Seaweed was piled high against the walls of the houses on the opposite side of the road, and
two sunken gardens were flooded to the height of the walls. The front wall of the Ormerod
Convalescent Home was levelled to the ground, and water stood to the level of the ground-floor
windows. It is estimated that the sandhills in this vicinity were 16 feet under water at the
height of the storm.
The lights failed at the Lytham St. Annes Corporation's Tramways Depot at
Squires Gate, and Mr. H. W. Laing (the Tramways Manager) sent a Corporation 'bus, in charge of
his son, Mr. Kenneth Laing, and J. Riley, one of the drivers, to the sub-station in St.
Thomas's-road, St. Annes. Near Kensington-road, the 'bus, travelling in pitch darkness, ran
into a huge lake of water, which swept high over the wheels. The 'bus was marooned for the
rest of the night, and when Mr. Kenneth Laing, who is a tall man, scrambled out, the icy water
reached his neck, and it was only with the utmost difficulty that he returned to the
All the covered double-decker cars were withdrawn from the Lytham St. Annes tram
service during the early hours of the gale, and passengers travelling from Blackpool to Lytham wad
St. Annes were transferred to the Corporation 'buses. It was not possible to resume the tramway
service between Squires Gate and Lytham until eleven o'clock on Saturday morning. Until. that time
'buses were pressed into service.
Mr. and Mrs. John Marsden and their little daughter, who reside at 76,
Clifton-street (now Curzon Road), St. Annes, had a
miraculous escape from serious injury. At 12-20 in the morning, immediately after the little
girl had joined her mother and father in the back bedroom, the window-frame was blown clean
out of the wall into the room. In its fall it upset a dressing-table, which was just below the
window, and crashed into a wardrobe against the opposite wall. The bed was a few feet to the
side of the window, and, except for a heavy fall of plaster which covered the counter-pane,
the three occupants were none the worse for their terrifying experience.

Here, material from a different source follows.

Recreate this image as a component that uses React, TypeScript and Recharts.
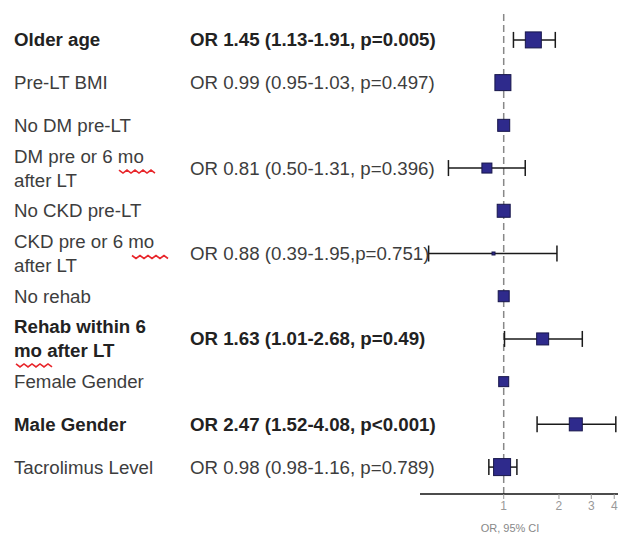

Early on Saturday morning, the bedroom presented a scene of chaos. The
dressing-table was piled on the wardrobe, the window-pane lay slanting on its side, and the bed
stood under a canopy of plaster.
The plate-glass windows of four shops in the centre of St. Annes were blown in,
and there was extensive damage to property by the fall of chimney stacks. The side of a shop at the
corner of Alexandra-road and Clifton-street (Curzon Road) was
torn away, and a big poultry house on a market garden at the far end of Church-road was wrecked,
although only one hen was killed. The big flag-staff at the Royal Lytham and St. Annes Golf Club
was broken in two like a twig.
A night watchman on duty at the sewerage scheme near the Blackpool Old Road
probably averted a disaster when he stopped a Corporation omnibus from Lytham and warned the
driver that a huge tree was blocking the track little farther up the road.